**AVAILABLE DATA**
↓
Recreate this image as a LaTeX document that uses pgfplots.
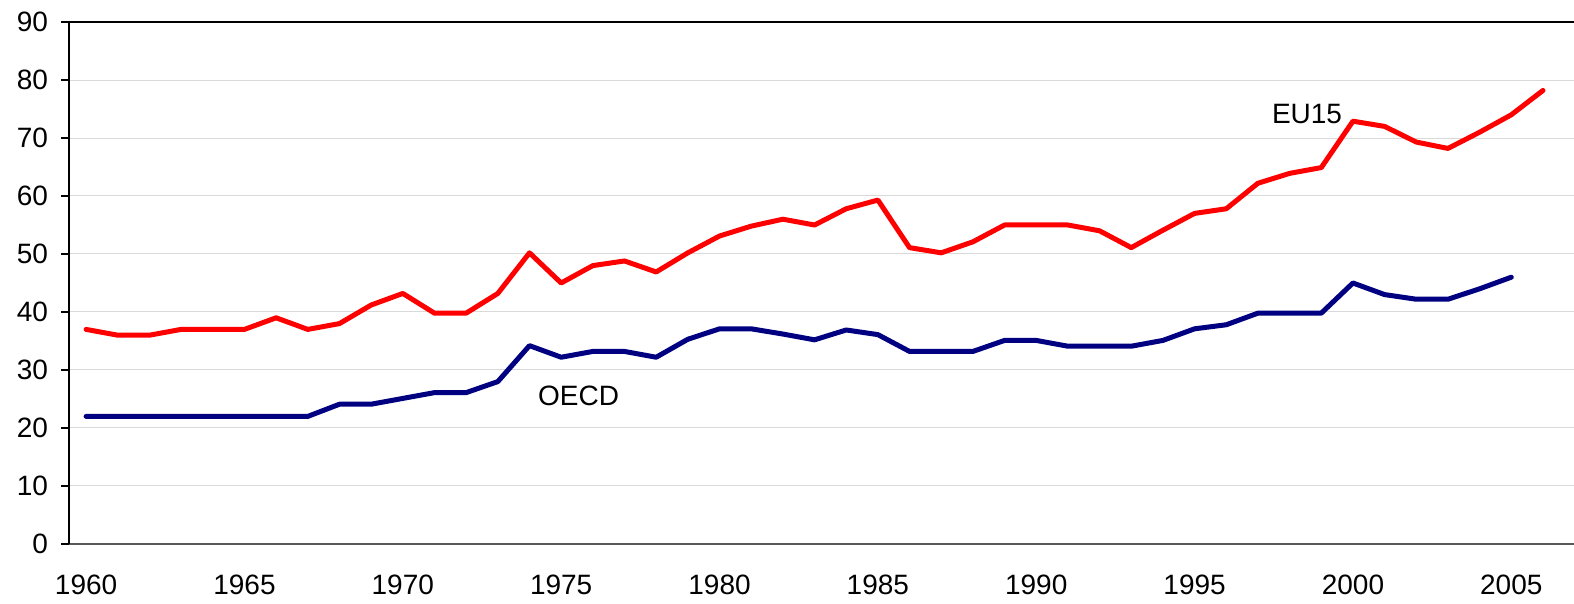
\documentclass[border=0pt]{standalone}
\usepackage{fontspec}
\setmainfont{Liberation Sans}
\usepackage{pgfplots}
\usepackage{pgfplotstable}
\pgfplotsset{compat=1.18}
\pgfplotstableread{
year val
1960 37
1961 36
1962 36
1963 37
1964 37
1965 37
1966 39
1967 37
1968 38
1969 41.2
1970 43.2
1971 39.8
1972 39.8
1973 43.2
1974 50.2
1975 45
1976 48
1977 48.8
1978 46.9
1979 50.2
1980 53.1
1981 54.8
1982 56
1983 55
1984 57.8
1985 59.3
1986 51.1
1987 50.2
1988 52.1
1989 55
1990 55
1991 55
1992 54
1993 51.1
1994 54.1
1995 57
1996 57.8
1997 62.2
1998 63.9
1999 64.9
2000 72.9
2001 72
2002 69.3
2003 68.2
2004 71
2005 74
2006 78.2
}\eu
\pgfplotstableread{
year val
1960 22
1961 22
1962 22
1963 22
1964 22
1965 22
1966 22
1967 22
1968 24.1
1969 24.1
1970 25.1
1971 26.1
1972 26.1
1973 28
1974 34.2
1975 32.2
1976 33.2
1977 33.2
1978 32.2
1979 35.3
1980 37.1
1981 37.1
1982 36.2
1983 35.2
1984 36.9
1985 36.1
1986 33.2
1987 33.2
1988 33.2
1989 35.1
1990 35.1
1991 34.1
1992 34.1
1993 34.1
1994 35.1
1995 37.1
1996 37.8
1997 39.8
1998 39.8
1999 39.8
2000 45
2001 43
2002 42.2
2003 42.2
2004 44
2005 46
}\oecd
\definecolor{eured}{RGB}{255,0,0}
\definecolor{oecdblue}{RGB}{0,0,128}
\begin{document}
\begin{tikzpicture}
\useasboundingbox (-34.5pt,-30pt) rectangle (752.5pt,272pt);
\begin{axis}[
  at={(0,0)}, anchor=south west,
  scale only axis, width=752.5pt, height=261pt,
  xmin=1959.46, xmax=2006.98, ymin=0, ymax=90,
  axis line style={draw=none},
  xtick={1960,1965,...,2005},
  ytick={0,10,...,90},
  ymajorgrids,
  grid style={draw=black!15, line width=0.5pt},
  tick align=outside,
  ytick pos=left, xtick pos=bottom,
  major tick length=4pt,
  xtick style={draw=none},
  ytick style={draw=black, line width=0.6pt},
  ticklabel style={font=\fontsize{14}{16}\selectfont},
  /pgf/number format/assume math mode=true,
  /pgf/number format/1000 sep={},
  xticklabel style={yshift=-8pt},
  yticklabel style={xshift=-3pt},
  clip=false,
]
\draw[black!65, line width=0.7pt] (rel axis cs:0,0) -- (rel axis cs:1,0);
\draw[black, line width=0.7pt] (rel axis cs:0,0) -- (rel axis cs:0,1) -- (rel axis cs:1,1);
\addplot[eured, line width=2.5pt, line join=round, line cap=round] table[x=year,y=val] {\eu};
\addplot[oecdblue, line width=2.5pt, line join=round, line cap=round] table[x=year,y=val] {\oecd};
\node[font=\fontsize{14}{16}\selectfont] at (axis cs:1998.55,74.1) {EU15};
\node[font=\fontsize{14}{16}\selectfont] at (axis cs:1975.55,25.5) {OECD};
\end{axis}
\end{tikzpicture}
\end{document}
↑
**GIVEN PROBLEM**
Reproduce the listing above exactly, excluding all pictures.

**OUTPUT OF THE TASK**
Recreate this image as a LaTeX document that uses pgfplots.
\documentclass[border=0pt]{standalone}
\usepackage{fontspec}
\setmainfont{Liberation Sans}
\usepackage{pgfplots}
\usepackage{pgfplotstable}
\pgfplotsset{compat=1.18}
\pgfplotstableread{
year val
1960 37
1961 36
1962 36
1963 37
1964 37
1965 37
1966 39
1967 37
1968 38
1969 41.2
1970 43.2
1971 39.8
1972 39.8
1973 43.2
1974 50.2
1975 45
1976 48
1977 48.8
1978 46.9
1979 50.2
1980 53.1
1981 54.8
1982 56
1983 55
1984 57.8
1985 59.3
1986 51.1
1987 50.2
1988 52.1
1989 55
1990 55
1991 55
1992 54
1993 51.1
1994 54.1
1995 57
1996 57.8
1997 62.2
1998 63.9
1999 64.9
2000 72.9
2001 72
2002 69.3
2003 68.2
2004 71
2005 74
2006 78.2
}\eu
\pgfplotstableread{
year val
1960 22
1961 22
1962 22
1963 22
1964 22
1965 22
1966 22
1967 22
1968 24.1
1969 24.1
1970 25.1
1971 26.1
1972 26.1
1973 28
1974 34.2
1975 32.2
1976 33.2
1977 33.2
1978 32.2
1979 35.3
1980 37.1
1981 37.1
1982 36.2
1983 35.2
1984 36.9
1985 36.1
1986 33.2
1987 33.2
1988 33.2
1989 35.1
1990 35.1
1991 34.1
1992 34.1
1993 34.1
1994 35.1
1995 37.1
1996 37.8
1997 39.8
1998 39.8
1999 39.8
2000 45
2001 43
2002 42.2
2003 42.2
2004 44
2005 46
}\oecd
\definecolor{eured}{RGB}{255,0,0}
\definecolor{oecdblue}{RGB}{0,0,128}
\begin{document}
\begin{tikzpicture}
\useasboundingbox (-34.5pt,-30pt) rectangle (752.5pt,272pt);
\begin{axis}[
  at={(0,0)}, anchor=south west,
  scale only axis, width=752.5pt, height=261pt,
  xmin=1959.46, xmax=2006.98, ymin=0, ymax=90,
  axis line style={draw=none},
  xtick={1960,1965,...,2005},
  ytick={0,10,...,90},
  ymajorgrids,
  grid style={draw=black!15, line width=0.5pt},
  tick align=outside,
  ytick pos=left, xtick pos=bottom,
  major tick length=4pt,
  xtick style={draw=none},
  ytick style={draw=black, line width=0.6pt},
  ticklabel style={font=\fontsize{14}{16}\selectfont},
  /pgf/number format/assume math mode=true,
  /pgf/number format/1000 sep={},
  xticklabel style={yshift=-8pt},
  yticklabel style={xshift=-3pt},
  clip=false,
]
\draw[black!65, line width=0.7pt] (rel axis cs:0,0) -- (rel axis cs:1,0);
\draw[black, line width=0.7pt] (rel axis cs:0,0) -- (rel axis cs:0,1) -- (rel axis cs:1,1);
\addplot[eured, line width=2.5pt, line join=round, line cap=round] table[x=year,y=val] {\eu};
\addplot[oecdblue, line width=2.5pt, line join=round, line cap=round] table[x=year,y=val] {\oecd};
\node[font=\fontsize{14}{16}\selectfont] at (axis cs:1998.55,74.1) {EU15};
\node[font=\fontsize{14}{16}\selectfont] at (axis cs:1975.55,25.5) {OECD};
\end{axis}
\end{tikzpicture}
\end{document}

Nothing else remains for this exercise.